Un écrivain engagé et visionnaire
Diplômé de l’Institut des Hautes Études Internationales, Frankétienne a choisi de rester en Haïti malgré la dictature des Duvalier, alors que nombre de ses contemporains prenaient le chemin de l’exil.
Dès 1964, il publie ses premiers poèmes et se forge une place unique dans le paysage littéraire haïtien. Son œuvre, foisonnante et novatrice, se distingue par une écriture riche, marquée par une fusion de la prose, de la poésie et du théâtre.
Parmi ses ouvrages les plus marquants figurent Dézafi (1975), le premier roman écrit en créole haïtien, ainsi que Ultravocal et Héros chimères. Ses textes dénoncent les injustices sociales, la misère et les tourments d’Haïti.
Un artiste aux multiples facettes
Au-delà de la littérature, Frankétienne était aussi un peintre de renom. Il a commencé sa carrière artistique en s’inspirant de figures comme Jackson Pollock et Pierre Soulages, avant de développer son propre style, à mi-chemin entre l’abstraction et le figuratif. Ses toiles, tout comme ses textes, traduisent une énergie tourbillonnante et une quête de sens perpétuelle.
En reconnaissance de son engagement pour la culture et la paix, il a été nommé Artiste pour la paix de l’UNESCO en 2010 et Commandeur des Arts et des Lettres la même année. Il a également reçu de nombreuses distinctions, dont le Prix Carbet de la Caraïbe (2002) et le Prix Pablo Neruda (2004).

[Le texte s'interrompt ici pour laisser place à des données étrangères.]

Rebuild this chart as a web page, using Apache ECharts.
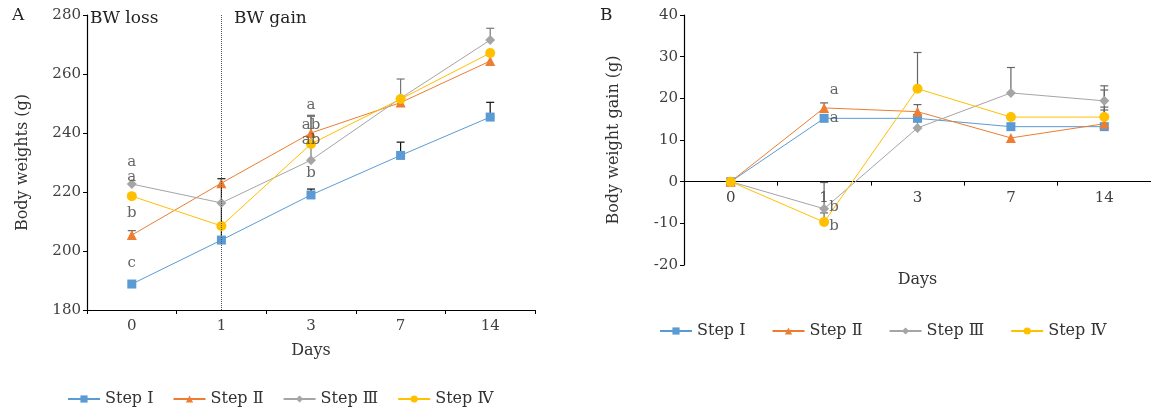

Un vide immense pour Haïti et le monde
Le décès de Frankétienne marque la disparition d’un géant de la culture haïtienne, un homme dont la parole et les couleurs ont transcendé les frontières. Son œuvre, inclassable et visionnaire, continue d’influencer des générations d’écrivains, d’artistes et de penseurs, en Haïti et au-delà.
Sa voix s’est tue, mais son écho résonnera encore longtemps dans l’histoire de la littérature et des arts.